[SUPPLIED INFORMATION]
+--

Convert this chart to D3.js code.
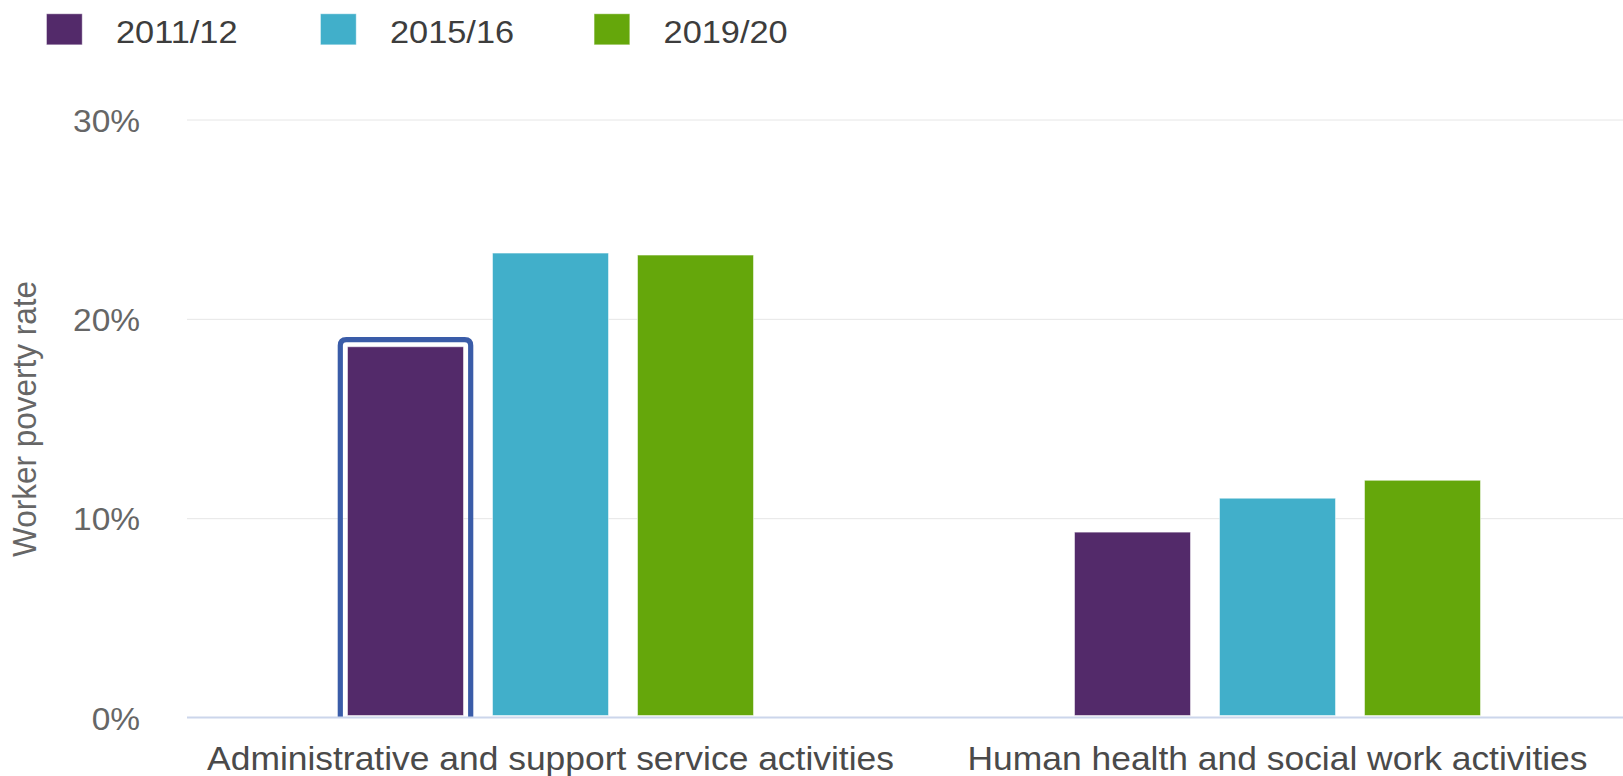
<!DOCTYPE html>
<html>
<head>
<meta charset="utf-8">
<script src="https://cdn.jsdelivr.net/npm/d3@7"></script>
<style>
  html, body { margin: 0; padding: 0; background: #fff; }
  svg { display: block; font-family: "Liberation Sans", Arial, sans-serif; }
</style>
</head>
<body>
<svg id="chart" width="1623" height="776"></svg>
<script>
// ---- data ----
const categories = ["Administrative and support service activities", "Human health and social work activities"];
const seriesNames = ["2011/12", "2015/16", "2019/20"];
const values2011 = [18.6, 9.3];
const values2015 = [23.3, 11.0];
const values2019 = [23.2, 11.9];
const yTicks = [0, 10, 20, 30];
const yTitle = "Worker poverty rate";
const colors = ["#532a6a", "#41afca", "#65a70b"];
const highlighted = { series: 0, category: 0 };

const seriesValues = [values2011, values2015, values2019];
const rows = categories.map((c, i) => ({
  category: c,
  values: seriesNames.map((s, j) => ({ series: s, idx: j, value: seriesValues[j][i] }))
}));

// ---- layout ----
const svg = d3.select("#chart");
const SX = 1.08; // horizontal glyph stretch of reference
const plotLeft = 187, bandW = 727;
const y0px = 717.5, y30px = 119.5;

const x0 = d3.scaleBand().domain(categories).range([plotLeft, plotLeft + 2 * bandW]).paddingInner(0).paddingOuter(0);
const groupW = 406;
const x1 = d3.scaleBand().domain(seriesNames).range([0, groupW]).paddingInner(0.2).paddingOuter(0);
const groupOffset = (x0.bandwidth() - groupW) / 2;
const y = d3.scaleLinear().domain([0, 30]).range([y0px, y30px]);

// gridlines + y labels
const yAxis = d3.axisLeft(y).tickValues(yTicks).tickFormat(d => d + "%").tickSize(-(1623 - plotLeft)).tickPadding(0);
const gy = svg.append("g").attr("transform", `translate(${plotLeft},0)`).call(yAxis);
gy.select(".domain").remove();
gy.selectAll(".tick line").attr("stroke", "#e6e6e6").attr("stroke-width", 1);
gy.selectAll(".tick").filter(d => d === 0).select("line").attr("stroke", "none");
gy.selectAll(".tick text")
  .attr("x", -47 / SX)
  .attr("dy", "0.38em")
  .attr("transform", `scale(${SX},1)`)
  .attr("fill", "#666666")
  .style("font-size", "31px")
  .style("font-family", "'Liberation Sans', Arial, sans-serif");

// y title
svg.append("text")
  .attr("transform", `translate(36,419) rotate(-90) scale(1,${SX})`)
  .attr("text-anchor", "middle")
  .attr("fill", "#666666")
  .style("font-size", "31.5px")
  .text(yTitle);

// bars
const groups = svg.append("g").selectAll("g.grp").data(rows).join("g")
  .attr("class", "grp")
  .attr("transform", d => `translate(${x0(d.category) + groupOffset},0)`);

groups.selectAll("rect").data(d => d.values).join("rect")
  .attr("x", d => x1(d.series))
  .attr("y", d => y(d.value))
  .attr("width", x1.bandwidth())
  .attr("height", d => y(0) - y(d.value) - 2)
  .attr("fill", d => colors[d.idx])
  .attr("stroke", "#ffffff")
  .attr("stroke-opacity", 0.5)
  .attr("stroke-width", 1);

// hover highlight on one bar (left, top, right sides)
{
  const hc = categories[highlighted.category];
  const hs = seriesNames[highlighted.series];
  const hv = seriesValues[highlighted.series][highlighted.category];
  const bx = x0(hc) + groupOffset + x1(hs);
  const bw = x1.bandwidth();
  const by = y(hv);
  const off = 7.2, r = 6;
  const left = bx - off, right = bx + bw + off, top = by - off, bottom = y(0);
  svg.append("path")
    .attr("d", `M${left},${bottom} L${left},${top + r} Q${left},${top} ${left + r},${top} L${right - r},${top} Q${right},${top} ${right},${top + r} L${right},${bottom}`)
    .attr("fill", "none")
    .attr("stroke", "#3a5ca8")
    .attr("stroke-width", 5.2);
}

// x axis
const xAxis = d3.axisBottom(x0).tickSize(0).tickPadding(0);
const gx = svg.append("g").attr("transform", `translate(0,${y0px})`).call(xAxis);
gx.select(".domain").attr("stroke", "#ccd6eb").attr("stroke-width", 2).attr("d", `M${plotLeft},0H1623`);
gx.selectAll(".tick text")
  .attr("y", 52.5)
  .attr("dy", 0)
  .attr("transform", `scale(${SX},1)`)
  .attr("fill", "#4a4a4a")
  .style("font-size", "32.8px")
  .style("font-family", "'Liberation Sans', Arial, sans-serif");

// legend
const legendX = [46, 320, 593.6];
const leg = svg.append("g").selectAll("g").data(seriesNames).join("g")
  .attr("transform", (d, i) => `translate(${legendX[i]},0)`);
leg.append("rect")
  .attr("x", 0.5).attr("y", 13.8)
  .attr("width", 35.7).attr("height", 31)
  .attr("fill", (d, i) => colors[i])
  .attr("stroke", "#ffffff").attr("stroke-opacity", 0.4).attr("stroke-width", 1);
leg.append("text")
  .attr("transform", `translate(70,42.7) scale(${SX},1)`)
  .attr("fill", "#3d3d3d")
  .style("font-size", "31.8px")
  .text(d => d);
</script>
</body>
</html>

+--

Transcribe the listing above verbatim. Omit the pictures.

Convert this chart to D3.js code.
<!DOCTYPE html>
<html>
<head>
<meta charset="utf-8">
<script src="https://cdn.jsdelivr.net/npm/d3@7"></script>
<style>
  html, body { margin: 0; padding: 0; background: #fff; }
  svg { display: block; font-family: "Liberation Sans", Arial, sans-serif; }
</style>
</head>
<body>
<svg id="chart" width="1623" height="776"></svg>
<script>
// ---- data ----
const categories = ["Administrative and support service activities", "Human health and social work activities"];
const seriesNames = ["2011/12", "2015/16", "2019/20"];
const values2011 = [18.6, 9.3];
const values2015 = [23.3, 11.0];
const values2019 = [23.2, 11.9];
const yTicks = [0, 10, 20, 30];
const yTitle = "Worker poverty rate";
const colors = ["#532a6a", "#41afca", "#65a70b"];
const highlighted = { series: 0, category: 0 };

const seriesValues = [values2011, values2015, values2019];
const rows = categories.map((c, i) => ({
  category: c,
  values: seriesNames.map((s, j) => ({ series: s, idx: j, value: seriesValues[j][i] }))
}));

// ---- layout ----
const svg = d3.select("#chart");
const SX = 1.08; // horizontal glyph stretch of reference
const plotLeft = 187, bandW = 727;
const y0px = 717.5, y30px = 119.5;

const x0 = d3.scaleBand().domain(categories).range([plotLeft, plotLeft + 2 * bandW]).paddingInner(0).paddingOuter(0);
const groupW = 406;
const x1 = d3.scaleBand().domain(seriesNames).range([0, groupW]).paddingInner(0.2).paddingOuter(0);
const groupOffset = (x0.bandwidth() - groupW) / 2;
const y = d3.scaleLinear().domain([0, 30]).range([y0px, y30px]);

// gridlines + y labels
const yAxis = d3.axisLeft(y).tickValues(yTicks).tickFormat(d => d + "%").tickSize(-(1623 - plotLeft)).tickPadding(0);
const gy = svg.append("g").attr("transform", `translate(${plotLeft},0)`).call(yAxis);
gy.select(".domain").remove();
gy.selectAll(".tick line").attr("stroke", "#e6e6e6").attr("stroke-width", 1);
gy.selectAll(".tick").filter(d => d === 0).select("line").attr("stroke", "none");
gy.selectAll(".tick text")
  .attr("x", -47 / SX)
  .attr("dy", "0.38em")
  .attr("transform", `scale(${SX},1)`)
  .attr("fill", "#666666")
  .style("font-size", "31px")
  .style("font-family", "'Liberation Sans', Arial, sans-serif");

// y title
svg.append("text")
  .attr("transform", `translate(36,419) rotate(-90) scale(1,${SX})`)
  .attr("text-anchor", "middle")
  .attr("fill", "#666666")
  .style("font-size", "31.5px")
  .text(yTitle);

// bars
const groups = svg.append("g").selectAll("g.grp").data(rows).join("g")
  .attr("class", "grp")
  .attr("transform", d => `translate(${x0(d.category) + groupOffset},0)`);

groups.selectAll("rect").data(d => d.values).join("rect")
  .attr("x", d => x1(d.series))
  .attr("y", d => y(d.value))
  .attr("width", x1.bandwidth())
  .attr("height", d => y(0) - y(d.value) - 2)
  .attr("fill", d => colors[d.idx])
  .attr("stroke", "#ffffff")
  .attr("stroke-opacity", 0.5)
  .attr("stroke-width", 1);

// hover highlight on one bar (left, top, right sides)
{
  const hc = categories[highlighted.category];
  const hs = seriesNames[highlighted.series];
  const hv = seriesValues[highlighted.series][highlighted.category];
  const bx = x0(hc) + groupOffset + x1(hs);
  const bw = x1.bandwidth();
  const by = y(hv);
  const off = 7.2, r = 6;
  const left = bx - off, right = bx + bw + off, top = by - off, bottom = y(0);
  svg.append("path")
    .attr("d", `M${left},${bottom} L${left},${top + r} Q${left},${top} ${left + r},${top} L${right - r},${top} Q${right},${top} ${right},${top + r} L${right},${bottom}`)
    .attr("fill", "none")
    .attr("stroke", "#3a5ca8")
    .attr("stroke-width", 5.2);
}

// x axis
const xAxis = d3.axisBottom(x0).tickSize(0).tickPadding(0);
const gx = svg.append("g").attr("transform", `translate(0,${y0px})`).call(xAxis);
gx.select(".domain").attr("stroke", "#ccd6eb").attr("stroke-width", 2).attr("d", `M${plotLeft},0H1623`);
gx.selectAll(".tick text")
  .attr("y", 52.5)
  .attr("dy", 0)
  .attr("transform", `scale(${SX},1)`)
  .attr("fill", "#4a4a4a")
  .style("font-size", "32.8px")
  .style("font-family", "'Liberation Sans', Arial, sans-serif");

// legend
const legendX = [46, 320, 593.6];
const leg = svg.append("g").selectAll("g").data(seriesNames).join("g")
  .attr("transform", (d, i) => `translate(${legendX[i]},0)`);
leg.append("rect")
  .attr("x", 0.5).attr("y", 13.8)
  .attr("width", 35.7).attr("height", 31)
  .attr("fill", (d, i) => colors[i])
  .attr("stroke", "#ffffff").attr("stroke-opacity", 0.4).attr("stroke-width", 1);
leg.append("text")
  .attr("transform", `translate(70,42.7) scale(${SX},1)`)
  .attr("fill", "#3d3d3d")
  .style("font-size", "31.8px")
  .text(d => d);
</script>
</body>
</html>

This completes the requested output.